The present sheet was presented by Judy Chicago to Kathleen Schneider, a young artist from Idaho who became part of the Women’s Collective in Santa Monica that assisted in the production of The Dinner Party, working in particular on the stitching of the table runners and the embroidery. Schneider worked on the project for about a year between 1976 and 1977, sharing responsibility for much of the needlework with another assistant, Susan Hill. As Schneider later recalled, ‘Helping to design runners with Judy was always the high point of my work at the studio...Working with Judy on this level, opening, exchanging ideas, mixing colors, and painting side by side, became a comfortable and stimulating experience.’



Schneider worked on the needlework runner for the Saint Bridget place setting, of which she recalled, ‘In working on Saint Bridget’s runner, we ran into a disagreement about translating a Celtic cross on the back. My feelings were in favour of a pierced and carved wooden cross – using this medium would make a place for all those intense religious feelings I’d had inside me all those years.
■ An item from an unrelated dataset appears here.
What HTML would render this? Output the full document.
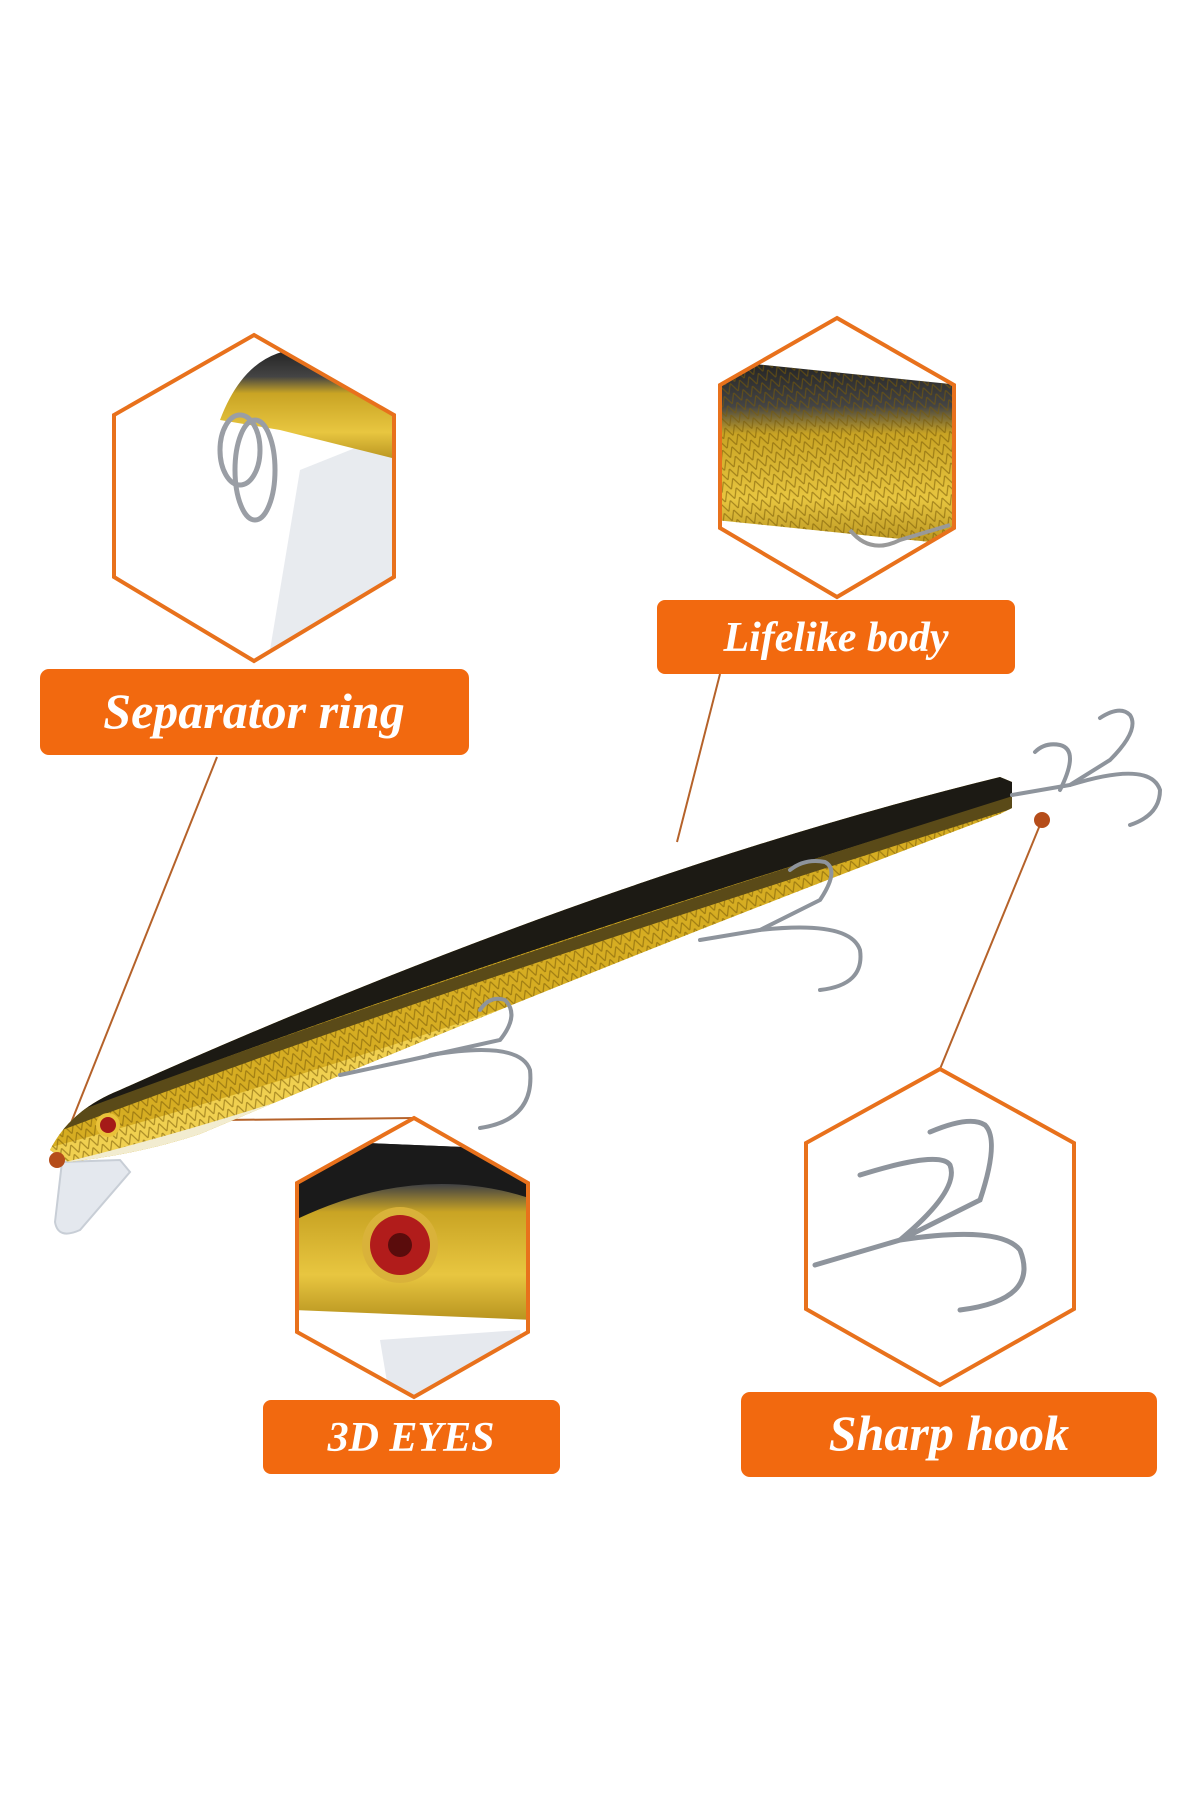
<!DOCTYPE html>
<html><head><meta charset="utf-8"><style>
html,body{margin:0;padding:0;background:#fff;width:1200px;height:1800px;overflow:hidden}
svg{display:block}
text{font-family:"Liberation Serif",serif;font-style:italic;font-weight:bold;fill:#fff}
</style></head><body>
<svg width="1200" height="1800" viewBox="0 0 1200 1800" xmlns="http://www.w3.org/2000/svg">
<defs>
<linearGradient id="gold" x1="0" y1="0" x2="0" y2="1">
<stop offset="0" stop-color="#222"/><stop offset="0.25" stop-color="#444"/>
<stop offset="0.4" stop-color="#c9a424"/><stop offset="0.75" stop-color="#e8c640"/>
<stop offset="1" stop-color="#b89420"/></linearGradient>
<pattern id="scales" width="10" height="10" patternUnits="userSpaceOnUse" patternTransform="rotate(-20)">
<path d="M0 10 L5 0 L10 10" fill="none" stroke="#7a5c08" stroke-width="1.2" opacity="0.6"/></pattern>
<clipPath id="h1"><polygon points="254,335 394,415 394,577 254,661 114,577 114,415"/></clipPath>
<clipPath id="h2"><polygon points="837,318 954,385 954,528 837,597 720,528 720,385"/></clipPath>
<clipPath id="h3"><polygon points="414,1118 528,1183 528,1332 414,1397 297,1332 297,1183"/></clipPath>
<clipPath id="h4"><polygon points="940,1069 1074,1143 1074,1309 940,1385 806,1309 806,1143"/></clipPath>
<clipPath id="fb"><path d="M50 1150 Q70 1110 120 1090 Q600 875 1000 777 L1012 782 L1012 808 L1000 814 Q600 965 200 1134 Q140 1154 68 1162 Z"/></clipPath>
</defs>

<g stroke="#b5622a" stroke-width="2" fill="none">
<line x1="217" y1="757" x2="57" y2="1158"/>
<line x1="720" y1="674" x2="677" y2="842"/>
<line x1="1042" y1="820" x2="940" y2="1069"/>
<line x1="130" y1="1121" x2="414" y2="1118"/>
</g>

<path d="M62 1162 L120 1160 L130 1172 L80 1230 Q58 1240 55 1222 Z" fill="#e4e8ee" stroke="#c8ced6" stroke-width="2"/>
<g clip-path="url(#fb)">
<rect x="40" y="760" width="1000" height="420" fill="#d6ad22"/>
<path d="M40 1200 L40 1150 Q400 1055 1020 825 L1020 1200 Z" fill="#f0d050"/>
<rect x="40" y="760" width="1000" height="420" fill="url(#scales)"/>
<path d="M40 1180 L40 1128 Q400 985 1020 795 L1020 760 L40 760 Z" fill="#1c1a14"/>
<path d="M40 1132 Q400 995 1020 800" stroke="#5a4a18" stroke-width="12" fill="none"/>
<path d="M40 1200 L40 1168 Q400 1085 1020 814 L1020 1200 Z" fill="#f2ecd0"/>
</g>
<circle cx="108" cy="1125" r="12" fill="#e9c23a"/><circle cx="108" cy="1125" r="8" fill="#a51a18"/>
<g stroke="#8e949c" stroke-width="4" fill="none" stroke-linecap="round">
<path d="M1012 795 L1070 785 L1110 760 Q1140 730 1130 715 Q1120 705 1100 718"/>
<path d="M1060 790 Q1080 750 1060 745 Q1045 742 1035 752"/>
<path d="M1070 785 Q1150 760 1160 790 Q1160 815 1130 825"/>
<path d="M700 940 L760 930 L820 900 Q840 870 825 862 Q805 858 790 870"/>
<path d="M760 930 Q850 920 860 950 Q865 985 820 990"/>
<path d="M340 1075 L410 1060 L500 1040 Q520 1015 505 1000 Q490 995 480 1010"/>
<path d="M430 1055 Q520 1040 530 1070 Q535 1120 480 1128"/>
</g>
<circle cx="1042" cy="820" r="8" fill="#b54d1a"/>
<circle cx="57" cy="1160" r="8" fill="#b54d1a"/>

<g clip-path="url(#h1)">
<rect x="110" y="330" width="290" height="340" fill="#fff"/>
<path d="M270 650 L300 470 L400 430 L400 670 Z" fill="#e8ebef"/>
<path d="M220 420 Q250 340 320 350 L400 380 L400 460 L280 430 Z" fill="url(#gold)"/>
<g stroke="#9a9ea5" stroke-width="5" fill="none"><ellipse cx="255" cy="470" rx="20" ry="50"/><ellipse cx="240" cy="450" rx="20" ry="35"/></g>
</g>
<polygon points="254,335 394,415 394,577 254,661 114,577 114,415" fill="none" stroke="#e8711c" stroke-width="4"/>
<rect x="40" y="669" width="429" height="86" rx="9" fill="#f2690f"/>
<text x="254" y="728" font-size="50" text-anchor="middle">Separator ring</text>

<g clip-path="url(#h2)">
<rect x="715" y="315" width="245" height="290" fill="#fff"/>
<path d="M715 360 L960 385 L960 545 L715 520 Z" fill="url(#gold)"/>
<path d="M715 360 L960 385 L960 545 L715 520 Z" fill="url(#scales)"/>
<path d="M850 530 Q870 555 900 540 L950 525" stroke="#999" stroke-width="4" fill="none"/>
</g>
<polygon points="837,318 954,385 954,528 837,597 720,528 720,385" fill="none" stroke="#e8711c" stroke-width="4"/>
<rect x="657" y="600" width="358" height="74" rx="8" fill="#f2690f"/>
<text x="836" y="651" font-size="42" text-anchor="middle">Lifelike body</text>

<g clip-path="url(#h3)">
<rect x="295" y="1115" width="240" height="290" fill="#fff"/>
<path d="M295 1140 L535 1150 L535 1320 L295 1310 Z" fill="url(#gold)"/>
<path d="M295 1140 L535 1150 L535 1200 Q420 1160 295 1220 Z" fill="#1a1a1a"/>
<path d="M380 1340 L520 1330 L530 1400 L390 1400 Z" fill="#e6e9ee"/>
<circle cx="400" cy="1245" r="38" fill="#d9b23a"/><circle cx="400" cy="1245" r="30" fill="#b11c1b"/><circle cx="400" cy="1245" r="12" fill="#5a0c0c"/>
</g>
<polygon points="414,1118 528,1183 528,1332 414,1397 297,1332 297,1183" fill="none" stroke="#e8711c" stroke-width="4"/>
<rect x="263" y="1400" width="297" height="74" rx="8" fill="#f2690f"/>
<text x="411" y="1451" font-size="42" text-anchor="middle">3D EYES</text>

<g clip-path="url(#h4)">
<rect x="800" y="1065" width="280" height="325" fill="#fff"/>
<g stroke="#8e949c" stroke-width="5" fill="none" stroke-linecap="round">
<path d="M815 1265 L900 1240 L980 1200 Q1000 1140 985 1125 Q970 1115 930 1132"/>
<path d="M900 1240 Q960 1190 950 1165 Q940 1150 860 1175"/>
<path d="M900 1240 Q1000 1225 1020 1250 Q1040 1300 960 1310"/>
</g>
</g>
<polygon points="940,1069 1074,1143 1074,1309 940,1385 806,1309 806,1143" fill="none" stroke="#e8711c" stroke-width="4"/>
<rect x="741" y="1392" width="416" height="85" rx="9" fill="#f2690f"/>
<text x="949" y="1450" font-size="50" text-anchor="middle">Sharp hook</text>
</svg>
</body></html>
Twelve years of Catholic schooling and my heavy religious childhood had almost been submerged until that day when, looking at symbols for the saints, it all came back. The wooden cross symbolized so much for me. After working on it the entire day, I was upset when Judy decided to change it because another woman said she could knit a cross instead. I felt that it was partly my design as well as Judy’s, and I didn’t want to give up easily; my artistic pride came to the surface. But in such cases Judy had the final say, and I conceded – although not without letting my feelings be known. (Eventually, however, we used the wooden cross.)’







A leading American feminist artist, Judy Chicago is best known for her work examining the role and place of women in history and culture. Her masterpiece is The Dinner Party, a large installation which since 2007 has been in the collection of the Brooklyn Museum in New York. This immense collaborative project took five years to complete, between 1975 and 1979, and involved the assistance of over four hundred volunteers. The installation is in the form of a large triangular table, set with thirty-nine individual place settings, each representing a famous woman from history or mythology. Each place setting is made up of a plate, utensils, a goblet and an embroidered table runner.

Provenance

Given by the artist to Kathleen Schneider Private collection, until 2012.